Begin with the first line and repeat exactly through the line containing "(11,10) -- (11,462);"; leave every image out.
>>
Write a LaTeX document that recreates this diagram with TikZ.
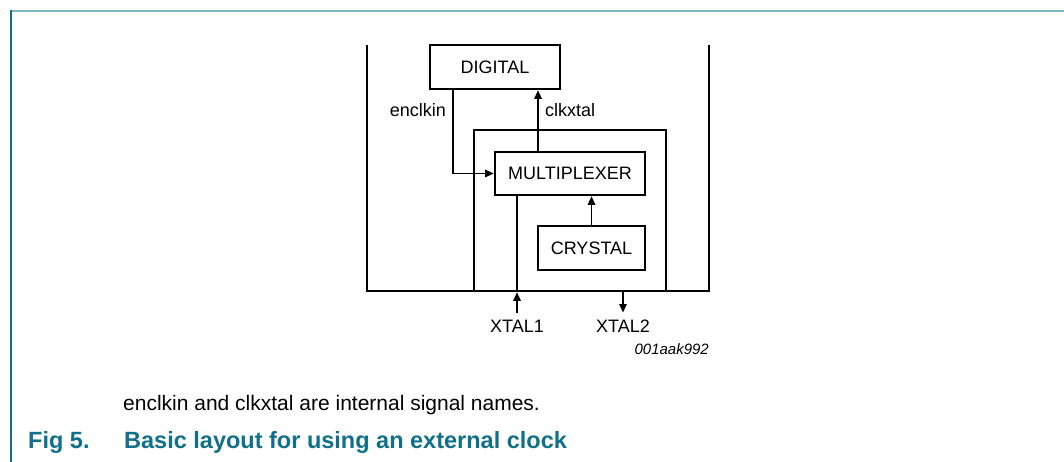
\documentclass[tikz,border=0pt]{standalone}
\usepackage{fontspec}
\setmainfont{Liberation Sans}
\usepackage{xcolor}
\usepackage{tikz}
\usetikzlibrary{positioning,calc,arrows.meta}
\definecolor{figteal}{RGB}{16,112,138}
\definecolor{ruleteal}{RGB}{125,183,193}

\tikzset{
    blk/.style={draw, line width=2.6pt, minimum height=44pt, inner sep=0pt, font=\fontsize{18}{20}\selectfont},
    wire/.style={line width=1.2pt},
    sig/.style={wire, -{Triangle[length=8.5pt,width=7.5pt]}},
    lbl/.style={inner sep=0pt, font=\fontsize{18}{20}\selectfont},
    pinlbl/.style={lbl, inner ysep=7pt},
}

\begin{document}
\begin{tikzpicture}[x=1pt,y=-1pt]
    \useasboundingbox (0,0) rectangle (1064,462);

    % Frame
    \draw[ruleteal, line width=2pt] (11,11) -- (1064,11);
    \draw[figteal, line width=1.5pt] (11,10) -- (11,462);

    % Chip
    \draw[line width=2.6pt] (367,45) -- (367,291) -- (709,291) -- (709,45);
    \node[draw, line width=2.6pt, minimum width=192pt, minimum height=161pt, inner sep=0pt] (core) at (570,210.5) {};
    \node[blk, minimum width=130pt] (digital) at (495,67) {DIGITAL};
    \node[blk, minimum width=150pt, minimum height=43pt] (mux) at (570,173.5) {MULTIPLEXER};
    \node[blk, minimum width=107pt] (crystal) at (591.5,248) {CRYSTAL};

    % Internal signals
    \draw[sig] ([xshift=-42pt]digital.south) |- (mux.west);
    \node[lbl, anchor=base east] (enclkin) at (446,117) {enclkin};
    \draw[sig] ([xshift=-32pt]mux.north) -- ([xshift=-32pt]mux.north |- digital.south);
    \node[lbl, anchor=base west] (clkxtal) at (545,117) {clkxtal};
    \draw[sig] (crystal.north) -- (crystal.north |- mux.south);

    % Pins
    \node[pinlbl] (xtal1) at (517,326) {XTAL1};
    \node[pinlbl] (xtal2) at (623,326) {XTAL2};
    \draw[wire] ([xshift=-53pt]mux.south) -- (xtal1.north |- core.south);
    \draw[sig] (xtal1.north) -- (xtal1.north |- core.south);
    \draw[sig] (xtal2.north |- core.south) -- (xtal2.north);
    \node[inner sep=0pt, anchor=base east, font=\itshape\fontsize{15}{17}\selectfont] (figid) at (709,354) {001aak992};

    % Caption
    \node[inner sep=0pt, anchor=base west, font=\fontsize{21}{24}\selectfont] (note) at (123,410) {enclkin and clkxtal are internal signal names.};
    \node[inner sep=0pt, anchor=base west, text=figteal, font=\bfseries\fontsize{23.5}{26}\selectfont] (figno) at (28,448) {Fig 5.};
    \node[inner sep=0pt, anchor=base west, text=figteal, font=\bfseries\fontsize{23.5}{26}\selectfont] (figtitle) at (124,448) {Basic layout for using an external clock};
\end{tikzpicture}
\end{document}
<<
● Answer to this problem
Write a LaTeX document that recreates this diagram with TikZ.
\documentclass[tikz,border=0pt]{standalone}
\usepackage{fontspec}
\setmainfont{Liberation Sans}
\usepackage{xcolor}
\usepackage{tikz}
\usetikzlibrary{positioning,calc,arrows.meta}
\definecolor{figteal}{RGB}{16,112,138}
\definecolor{ruleteal}{RGB}{125,183,193}

\tikzset{
    blk/.style={draw, line width=2.6pt, minimum height=44pt, inner sep=0pt, font=\fontsize{18}{20}\selectfont},
    wire/.style={line width=1.2pt},
    sig/.style={wire, -{Triangle[length=8.5pt,width=7.5pt]}},
    lbl/.style={inner sep=0pt, font=\fontsize{18}{20}\selectfont},
    pinlbl/.style={lbl, inner ysep=7pt},
}

\begin{document}
\begin{tikzpicture}[x=1pt,y=-1pt]
    \useasboundingbox (0,0) rectangle (1064,462);

    % Frame
    \draw[ruleteal, line width=2pt] (11,11) -- (1064,11);
    \draw[figteal, line width=1.5pt] (11,10) -- (11,462);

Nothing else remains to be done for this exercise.